For each $\alpha < \omega_1$, define
$D_\alpha = \bigcap_{\xi\le \alpha} C_\xi$
$D_\alpha$ is closed and unbounded, since the intersection of less than $\omega_1$ closed unbounded subsets of $\omega_1$ is closed and unbounded.
It is easy to check that
$\Delta_{\alpha < \omega_1} C_\alpha = \Delta_{\alpha < \omega_1} D_\alpha$
Therefore, it suffices to work with the sequence $D_\alpha$.
First to show that $\Delta D_\alpha$ is closed. Let $\alpha$ be a limit point of $\Delta D_\alpha$. Suppose $\zeta < \alpha$. Let
$L = \{\mu \in \Delta \ D_\alpha : \zeta < \mu < \alpha\}$
By definition of diagonal intersection, $\mu \in D_\zeta$. Hence $L \subset D_\zeta$. $\sup L = \alpha$ since $\alpha$ is a limit point of $\Delta \ D_\alpha$. Hence $\alpha \in D_\zeta$ since $D_\zeta$ is closed. By definition of diagonal intersection, $\alpha \in \Delta D_\alpha$. $\Delta \ D_\alpha$ is closed.
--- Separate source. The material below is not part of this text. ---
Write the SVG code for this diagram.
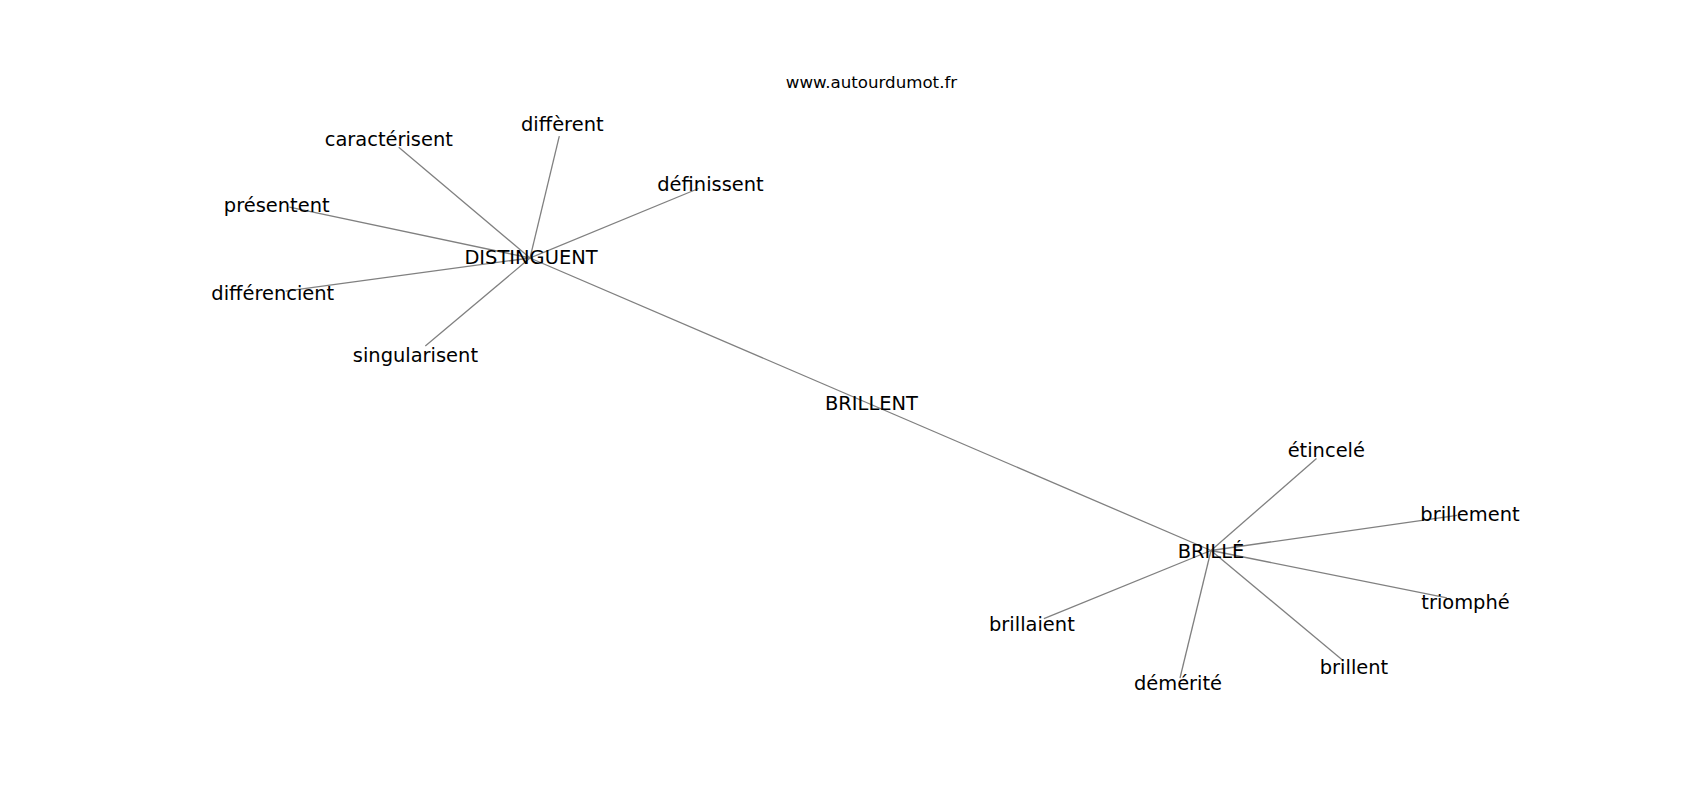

Next to show that $\Delta \ D_\alpha$ is unbounded. Let $\beta < \omega_1$. Since $D_0$ is closed and unbounded, find $\gamma_0 > \beta$ such that $\gamma_0 \in D_0$. Recursively, define $\gamma_{n + 1} \in D_{\gamma_n}$ such that $\gamma_{n + 1} > \gamma_{n}$. Let $\gamma = \sup_{n \in \omega} \gamma_n$. Certainly $\gamma > \beta$. The claim is that $\gamma \in \Delta \ D_\alpha$. Let $\zeta < \gamma$. There exists some $k$ such that $\zeta < \gamma_k < \gamma$. $\gamma_{k + 1} \in D_{\gamma_k} \subseteq D_{\zeta}$ by definition of $D_\alpha$ and how the $\gamma_n$'s were constructed. Inductively, one can show that for all $n > k$, $\gamma_n \in D_\zeta$. Hence $\{\gamma_n : k < n \} \subseteq D_\zeta$. Hence $\gamma \in D_\zeta$ since $D_\zeta$ is closed. By definition of diagonal intersection, $\gamma \in \Delta \ D_\alpha$. $\gamma > \beta$, which was arbitrary. $\Delta \ D_\alpha$ is unbounded.
$\Delta D_\alpha = \Delta \ C_\alpha$ is club.